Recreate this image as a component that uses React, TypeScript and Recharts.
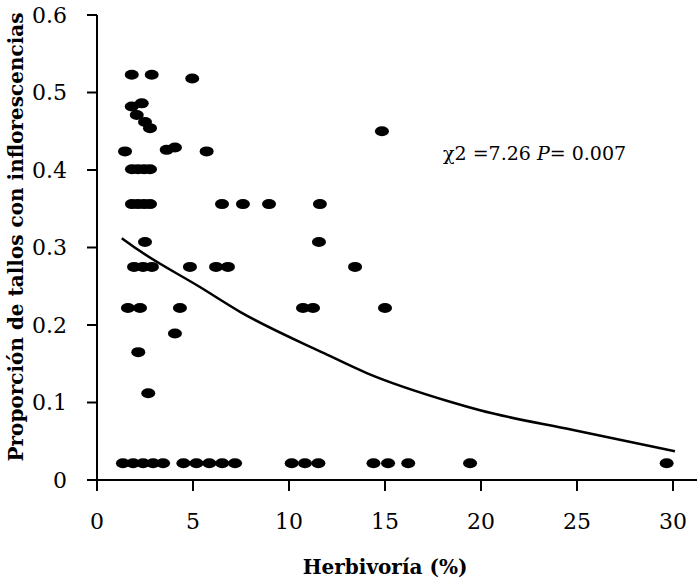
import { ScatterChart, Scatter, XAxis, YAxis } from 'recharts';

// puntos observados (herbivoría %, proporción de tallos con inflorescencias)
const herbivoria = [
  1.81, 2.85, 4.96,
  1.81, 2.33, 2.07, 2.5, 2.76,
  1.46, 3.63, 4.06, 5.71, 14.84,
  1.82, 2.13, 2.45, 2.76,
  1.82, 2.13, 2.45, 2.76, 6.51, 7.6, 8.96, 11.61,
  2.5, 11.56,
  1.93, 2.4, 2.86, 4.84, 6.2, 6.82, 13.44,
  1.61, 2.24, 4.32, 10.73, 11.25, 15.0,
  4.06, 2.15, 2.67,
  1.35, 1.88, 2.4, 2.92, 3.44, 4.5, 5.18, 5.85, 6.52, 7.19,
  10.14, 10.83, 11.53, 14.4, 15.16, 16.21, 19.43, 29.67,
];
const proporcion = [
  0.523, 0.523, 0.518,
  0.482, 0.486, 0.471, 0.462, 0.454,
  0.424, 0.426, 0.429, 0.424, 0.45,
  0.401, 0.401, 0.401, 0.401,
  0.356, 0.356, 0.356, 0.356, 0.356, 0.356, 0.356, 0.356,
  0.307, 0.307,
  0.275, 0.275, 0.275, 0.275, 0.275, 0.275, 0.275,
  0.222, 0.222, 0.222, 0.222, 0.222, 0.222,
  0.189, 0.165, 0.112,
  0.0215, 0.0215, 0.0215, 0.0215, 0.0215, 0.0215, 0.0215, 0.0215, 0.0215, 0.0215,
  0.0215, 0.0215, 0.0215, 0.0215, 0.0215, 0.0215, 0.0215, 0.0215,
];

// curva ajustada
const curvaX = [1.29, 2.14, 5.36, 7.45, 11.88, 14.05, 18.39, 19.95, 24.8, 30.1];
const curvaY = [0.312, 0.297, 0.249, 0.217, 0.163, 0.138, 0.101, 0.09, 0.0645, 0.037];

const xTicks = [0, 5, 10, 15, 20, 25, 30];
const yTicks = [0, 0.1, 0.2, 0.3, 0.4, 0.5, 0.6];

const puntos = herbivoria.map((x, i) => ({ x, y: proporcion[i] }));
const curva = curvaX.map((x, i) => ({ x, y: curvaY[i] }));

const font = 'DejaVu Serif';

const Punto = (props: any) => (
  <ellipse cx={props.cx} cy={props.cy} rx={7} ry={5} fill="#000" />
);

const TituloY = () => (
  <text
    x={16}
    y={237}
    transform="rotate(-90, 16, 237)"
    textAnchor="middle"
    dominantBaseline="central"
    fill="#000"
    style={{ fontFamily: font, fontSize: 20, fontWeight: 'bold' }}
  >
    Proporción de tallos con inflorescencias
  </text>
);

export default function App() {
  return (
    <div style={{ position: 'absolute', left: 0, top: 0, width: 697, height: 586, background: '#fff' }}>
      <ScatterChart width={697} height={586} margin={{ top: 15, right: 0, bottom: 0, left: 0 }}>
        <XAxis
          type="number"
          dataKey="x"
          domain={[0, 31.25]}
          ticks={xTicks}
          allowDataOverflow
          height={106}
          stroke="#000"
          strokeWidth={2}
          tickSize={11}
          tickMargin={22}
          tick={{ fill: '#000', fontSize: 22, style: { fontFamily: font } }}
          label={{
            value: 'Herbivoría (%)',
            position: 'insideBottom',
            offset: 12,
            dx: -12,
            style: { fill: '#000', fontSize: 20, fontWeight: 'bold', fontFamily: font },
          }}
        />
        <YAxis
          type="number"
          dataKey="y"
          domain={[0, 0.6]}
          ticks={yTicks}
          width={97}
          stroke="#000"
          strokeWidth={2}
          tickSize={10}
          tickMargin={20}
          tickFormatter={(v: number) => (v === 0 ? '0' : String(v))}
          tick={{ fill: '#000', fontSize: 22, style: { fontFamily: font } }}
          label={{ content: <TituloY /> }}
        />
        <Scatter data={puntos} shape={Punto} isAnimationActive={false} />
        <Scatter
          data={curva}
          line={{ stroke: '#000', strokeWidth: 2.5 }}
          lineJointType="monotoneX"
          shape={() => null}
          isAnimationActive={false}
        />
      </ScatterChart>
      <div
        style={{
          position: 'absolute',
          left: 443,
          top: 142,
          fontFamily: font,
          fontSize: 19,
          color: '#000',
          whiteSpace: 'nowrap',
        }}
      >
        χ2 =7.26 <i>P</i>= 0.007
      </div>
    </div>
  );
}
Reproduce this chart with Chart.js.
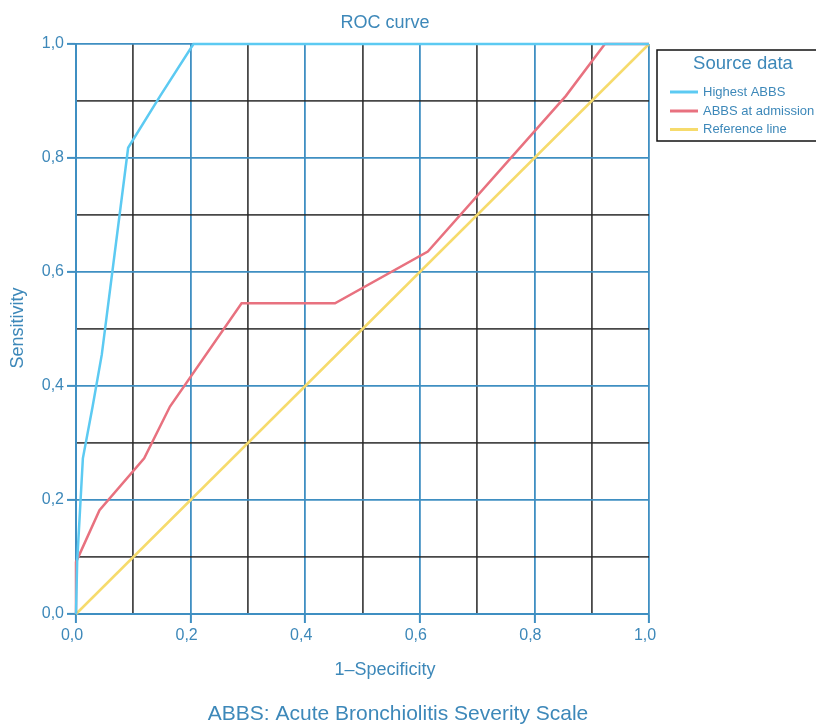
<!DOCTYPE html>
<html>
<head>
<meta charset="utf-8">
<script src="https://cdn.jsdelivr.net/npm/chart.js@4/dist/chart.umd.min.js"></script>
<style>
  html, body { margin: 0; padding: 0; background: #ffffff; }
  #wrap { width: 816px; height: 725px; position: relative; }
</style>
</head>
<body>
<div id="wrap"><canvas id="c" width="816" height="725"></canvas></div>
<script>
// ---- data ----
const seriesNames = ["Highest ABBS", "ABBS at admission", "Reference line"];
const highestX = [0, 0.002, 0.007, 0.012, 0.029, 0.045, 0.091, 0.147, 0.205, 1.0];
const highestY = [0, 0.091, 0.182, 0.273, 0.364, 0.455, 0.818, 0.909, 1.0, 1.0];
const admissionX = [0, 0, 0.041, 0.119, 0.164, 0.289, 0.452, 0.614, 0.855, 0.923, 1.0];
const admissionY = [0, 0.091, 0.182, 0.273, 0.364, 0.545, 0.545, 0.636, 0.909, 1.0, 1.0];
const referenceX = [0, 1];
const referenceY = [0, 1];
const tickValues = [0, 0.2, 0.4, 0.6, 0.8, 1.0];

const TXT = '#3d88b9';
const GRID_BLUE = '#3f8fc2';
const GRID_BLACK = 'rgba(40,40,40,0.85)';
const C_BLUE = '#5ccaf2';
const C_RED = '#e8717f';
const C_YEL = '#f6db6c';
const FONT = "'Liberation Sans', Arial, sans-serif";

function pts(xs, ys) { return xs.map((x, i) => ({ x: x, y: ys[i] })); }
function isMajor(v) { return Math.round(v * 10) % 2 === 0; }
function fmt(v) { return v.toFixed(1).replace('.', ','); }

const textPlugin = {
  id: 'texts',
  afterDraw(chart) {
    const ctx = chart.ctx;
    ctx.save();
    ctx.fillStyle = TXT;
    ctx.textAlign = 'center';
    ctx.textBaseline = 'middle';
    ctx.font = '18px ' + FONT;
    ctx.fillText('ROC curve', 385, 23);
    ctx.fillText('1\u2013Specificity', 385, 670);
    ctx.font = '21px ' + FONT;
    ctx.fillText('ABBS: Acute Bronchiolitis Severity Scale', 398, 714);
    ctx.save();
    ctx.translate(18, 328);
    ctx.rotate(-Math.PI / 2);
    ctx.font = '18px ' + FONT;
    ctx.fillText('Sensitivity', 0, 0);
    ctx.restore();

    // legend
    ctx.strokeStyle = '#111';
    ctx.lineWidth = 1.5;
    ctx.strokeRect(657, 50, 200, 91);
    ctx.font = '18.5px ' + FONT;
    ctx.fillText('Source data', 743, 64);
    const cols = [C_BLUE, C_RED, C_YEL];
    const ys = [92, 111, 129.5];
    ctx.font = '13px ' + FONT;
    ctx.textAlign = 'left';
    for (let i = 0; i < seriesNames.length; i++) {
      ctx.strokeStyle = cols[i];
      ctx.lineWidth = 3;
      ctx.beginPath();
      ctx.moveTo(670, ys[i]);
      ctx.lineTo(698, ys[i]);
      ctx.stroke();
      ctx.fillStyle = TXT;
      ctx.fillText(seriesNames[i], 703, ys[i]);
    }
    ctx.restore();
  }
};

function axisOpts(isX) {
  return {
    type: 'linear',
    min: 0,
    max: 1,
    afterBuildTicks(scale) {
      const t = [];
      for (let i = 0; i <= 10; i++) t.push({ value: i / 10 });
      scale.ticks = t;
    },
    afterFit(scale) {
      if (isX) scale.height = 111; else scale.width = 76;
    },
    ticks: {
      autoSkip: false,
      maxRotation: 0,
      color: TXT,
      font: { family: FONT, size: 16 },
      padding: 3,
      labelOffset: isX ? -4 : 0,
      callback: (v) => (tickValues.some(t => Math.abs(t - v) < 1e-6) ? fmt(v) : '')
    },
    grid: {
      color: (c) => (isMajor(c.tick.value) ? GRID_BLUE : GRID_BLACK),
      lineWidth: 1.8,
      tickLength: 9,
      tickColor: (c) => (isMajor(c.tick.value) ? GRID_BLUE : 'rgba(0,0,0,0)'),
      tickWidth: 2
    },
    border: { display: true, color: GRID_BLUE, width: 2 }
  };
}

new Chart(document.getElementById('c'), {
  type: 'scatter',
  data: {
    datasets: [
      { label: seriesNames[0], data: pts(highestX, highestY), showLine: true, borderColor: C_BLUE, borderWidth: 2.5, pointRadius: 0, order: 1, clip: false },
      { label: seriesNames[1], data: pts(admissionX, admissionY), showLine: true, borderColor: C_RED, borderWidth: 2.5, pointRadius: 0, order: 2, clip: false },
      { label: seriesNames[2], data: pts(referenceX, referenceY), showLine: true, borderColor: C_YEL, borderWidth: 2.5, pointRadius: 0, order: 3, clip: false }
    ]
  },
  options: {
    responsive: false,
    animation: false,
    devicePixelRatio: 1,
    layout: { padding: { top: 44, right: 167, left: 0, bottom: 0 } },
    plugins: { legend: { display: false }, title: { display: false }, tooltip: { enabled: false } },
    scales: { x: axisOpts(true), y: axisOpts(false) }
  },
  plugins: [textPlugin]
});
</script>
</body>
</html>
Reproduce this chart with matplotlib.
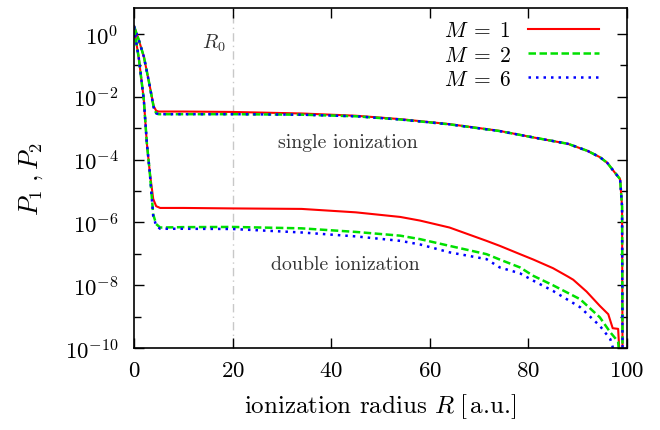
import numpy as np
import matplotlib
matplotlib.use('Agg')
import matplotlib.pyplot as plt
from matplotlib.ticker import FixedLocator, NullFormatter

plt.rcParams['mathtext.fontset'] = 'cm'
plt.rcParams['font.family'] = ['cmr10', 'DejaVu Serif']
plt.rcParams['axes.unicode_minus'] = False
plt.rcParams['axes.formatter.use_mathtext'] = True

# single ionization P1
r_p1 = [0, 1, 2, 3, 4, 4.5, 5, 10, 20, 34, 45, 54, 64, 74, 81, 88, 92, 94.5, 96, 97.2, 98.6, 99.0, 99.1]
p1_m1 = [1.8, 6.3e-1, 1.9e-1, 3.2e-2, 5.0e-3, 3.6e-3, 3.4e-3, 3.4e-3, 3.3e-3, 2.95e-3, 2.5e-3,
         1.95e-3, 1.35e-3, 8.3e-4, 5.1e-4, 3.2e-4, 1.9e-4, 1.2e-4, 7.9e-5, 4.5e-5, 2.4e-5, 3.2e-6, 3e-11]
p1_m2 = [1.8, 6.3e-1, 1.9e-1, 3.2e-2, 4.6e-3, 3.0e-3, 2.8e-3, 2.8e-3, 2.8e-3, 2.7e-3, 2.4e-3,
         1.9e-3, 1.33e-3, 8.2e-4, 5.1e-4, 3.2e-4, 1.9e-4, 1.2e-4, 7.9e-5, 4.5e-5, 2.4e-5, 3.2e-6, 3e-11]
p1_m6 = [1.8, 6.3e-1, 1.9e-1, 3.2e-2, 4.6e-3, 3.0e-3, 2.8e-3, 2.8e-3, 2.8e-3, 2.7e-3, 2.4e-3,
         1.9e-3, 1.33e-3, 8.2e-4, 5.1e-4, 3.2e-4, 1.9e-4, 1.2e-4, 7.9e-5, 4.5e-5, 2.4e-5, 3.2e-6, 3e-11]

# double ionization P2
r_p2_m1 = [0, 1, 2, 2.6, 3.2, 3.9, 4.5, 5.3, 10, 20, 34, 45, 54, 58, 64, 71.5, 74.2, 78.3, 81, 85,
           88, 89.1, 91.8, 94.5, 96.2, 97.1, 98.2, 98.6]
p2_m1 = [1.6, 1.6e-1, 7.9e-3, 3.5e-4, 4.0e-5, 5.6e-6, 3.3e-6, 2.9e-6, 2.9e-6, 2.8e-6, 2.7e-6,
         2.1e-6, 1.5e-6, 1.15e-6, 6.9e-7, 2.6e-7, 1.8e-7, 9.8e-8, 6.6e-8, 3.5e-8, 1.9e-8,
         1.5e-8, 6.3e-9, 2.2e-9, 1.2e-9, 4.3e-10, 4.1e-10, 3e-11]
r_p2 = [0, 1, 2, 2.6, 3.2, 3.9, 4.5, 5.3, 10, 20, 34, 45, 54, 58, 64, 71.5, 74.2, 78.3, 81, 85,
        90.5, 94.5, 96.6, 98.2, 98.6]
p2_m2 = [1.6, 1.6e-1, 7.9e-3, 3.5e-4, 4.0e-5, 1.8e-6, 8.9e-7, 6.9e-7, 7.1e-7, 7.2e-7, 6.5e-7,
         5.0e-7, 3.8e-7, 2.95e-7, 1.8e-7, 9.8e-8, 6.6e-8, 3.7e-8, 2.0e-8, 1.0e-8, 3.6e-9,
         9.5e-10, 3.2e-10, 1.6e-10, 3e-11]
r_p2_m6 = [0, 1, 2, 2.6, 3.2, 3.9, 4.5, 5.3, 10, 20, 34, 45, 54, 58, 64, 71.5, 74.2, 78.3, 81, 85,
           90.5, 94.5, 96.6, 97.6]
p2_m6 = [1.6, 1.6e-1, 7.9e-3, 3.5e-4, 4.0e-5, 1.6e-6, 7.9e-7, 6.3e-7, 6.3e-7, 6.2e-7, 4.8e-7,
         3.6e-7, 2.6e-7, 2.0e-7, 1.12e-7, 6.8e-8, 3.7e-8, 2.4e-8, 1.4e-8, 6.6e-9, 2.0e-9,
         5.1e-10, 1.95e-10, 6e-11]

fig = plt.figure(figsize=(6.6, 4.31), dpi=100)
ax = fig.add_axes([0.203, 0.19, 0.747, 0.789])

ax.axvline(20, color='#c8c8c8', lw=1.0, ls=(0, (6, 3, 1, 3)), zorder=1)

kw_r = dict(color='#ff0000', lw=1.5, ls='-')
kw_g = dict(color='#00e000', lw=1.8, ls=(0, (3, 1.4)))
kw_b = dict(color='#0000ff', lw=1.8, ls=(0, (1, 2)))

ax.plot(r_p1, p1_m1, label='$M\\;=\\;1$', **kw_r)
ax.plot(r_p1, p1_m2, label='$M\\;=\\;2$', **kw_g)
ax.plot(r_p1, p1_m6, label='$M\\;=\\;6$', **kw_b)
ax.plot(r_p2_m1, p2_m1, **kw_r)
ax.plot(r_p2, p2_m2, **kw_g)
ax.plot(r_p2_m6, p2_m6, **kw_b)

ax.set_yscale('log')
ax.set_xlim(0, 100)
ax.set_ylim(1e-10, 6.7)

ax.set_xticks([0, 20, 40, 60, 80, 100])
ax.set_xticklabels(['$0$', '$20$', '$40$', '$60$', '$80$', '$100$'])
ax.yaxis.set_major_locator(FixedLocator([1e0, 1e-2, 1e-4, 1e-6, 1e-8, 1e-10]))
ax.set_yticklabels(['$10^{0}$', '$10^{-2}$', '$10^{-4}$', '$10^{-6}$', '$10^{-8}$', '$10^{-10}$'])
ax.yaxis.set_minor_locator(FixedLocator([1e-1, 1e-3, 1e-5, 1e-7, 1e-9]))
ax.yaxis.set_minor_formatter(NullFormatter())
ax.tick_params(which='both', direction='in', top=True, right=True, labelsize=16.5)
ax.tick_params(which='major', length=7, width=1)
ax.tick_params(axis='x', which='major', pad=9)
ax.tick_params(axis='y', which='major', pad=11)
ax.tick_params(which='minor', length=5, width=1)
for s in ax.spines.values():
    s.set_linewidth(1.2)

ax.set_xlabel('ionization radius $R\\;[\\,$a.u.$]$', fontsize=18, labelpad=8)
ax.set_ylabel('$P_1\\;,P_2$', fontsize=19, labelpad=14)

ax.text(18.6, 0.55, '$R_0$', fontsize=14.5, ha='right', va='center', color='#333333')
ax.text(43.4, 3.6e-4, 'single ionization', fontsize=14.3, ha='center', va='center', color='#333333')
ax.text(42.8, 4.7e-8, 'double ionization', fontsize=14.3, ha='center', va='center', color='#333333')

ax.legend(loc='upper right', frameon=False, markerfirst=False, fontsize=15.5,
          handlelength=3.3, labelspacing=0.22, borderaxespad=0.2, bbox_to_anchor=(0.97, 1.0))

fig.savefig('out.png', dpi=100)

_Task directions_
From the entries above, collect every line with the string "Reproduce" in it.

_Answer for the task_
Reproduce this chart with Chart.js.
Reproduce this chart with matplotlib.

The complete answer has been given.